The RFI Module, located on the cooling fan module seems to be a fairly common failure point, particularly on the first gen. I recently had a fault show up on my 94. It's not a big deal though.

Now, you can't seem to purchase the RFI module separately from the cooling fans anymore. Every online store I found was showing the part as out of production and unavailable.

You don't have to replace it if it goes bad though. For one thing, it's extremely simple. It contains two polyester film capacitors, 470uf, 250v. They're arranged across both circuits. From the ground, to the low speed and high speed fan positive wires.

In my RFI module, neither capacitor had failed. I actually found my ground connection at the RFI module and the vehicle harness had burned up. There was damage to both the module and the harness plug on the ground pin but the positive pins were untouched.

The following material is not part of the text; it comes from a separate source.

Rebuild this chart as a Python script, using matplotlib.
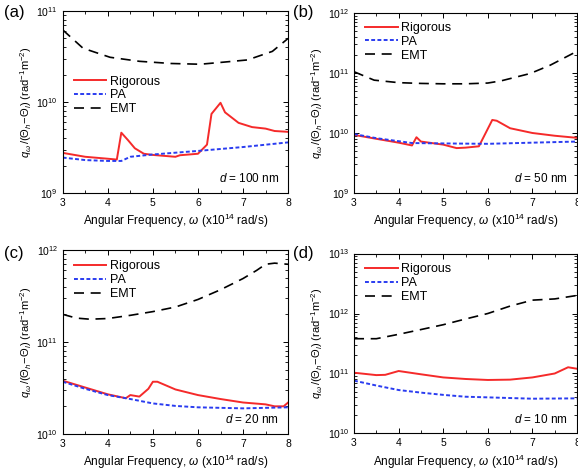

Since all the wires, including the ground, pass right through the RFI module uninterrupted, with only a couple capacitors bridging the wires, and since the circuits work by switching B+ at the PDC through two relays, it doesn't alter the function of the circuit at all to hard-wire a new ground directly to the sub-harness on the fan module. Just spice in some difficultly l sufficiently heavy stranded copper wire, preferably with black insulation, to the black wire where it exits the RFI Module for the (I think) passenger side fan, and connect this to a convenient ground, or, better, directly to the negative battery terminal. Take care to zip tie this bypass out of the way of the accessory drive and you're back in business. It doesn't matter where the fans are grounded as long as you have good continuity though the module. You can check with a multimeter to be sure tm there isn't an open circuit inside the module. I'm betting most failures people are encountering with these modules is at the harness connection on the ground pin since the ground connection carries all the current for both fans running simultaneously.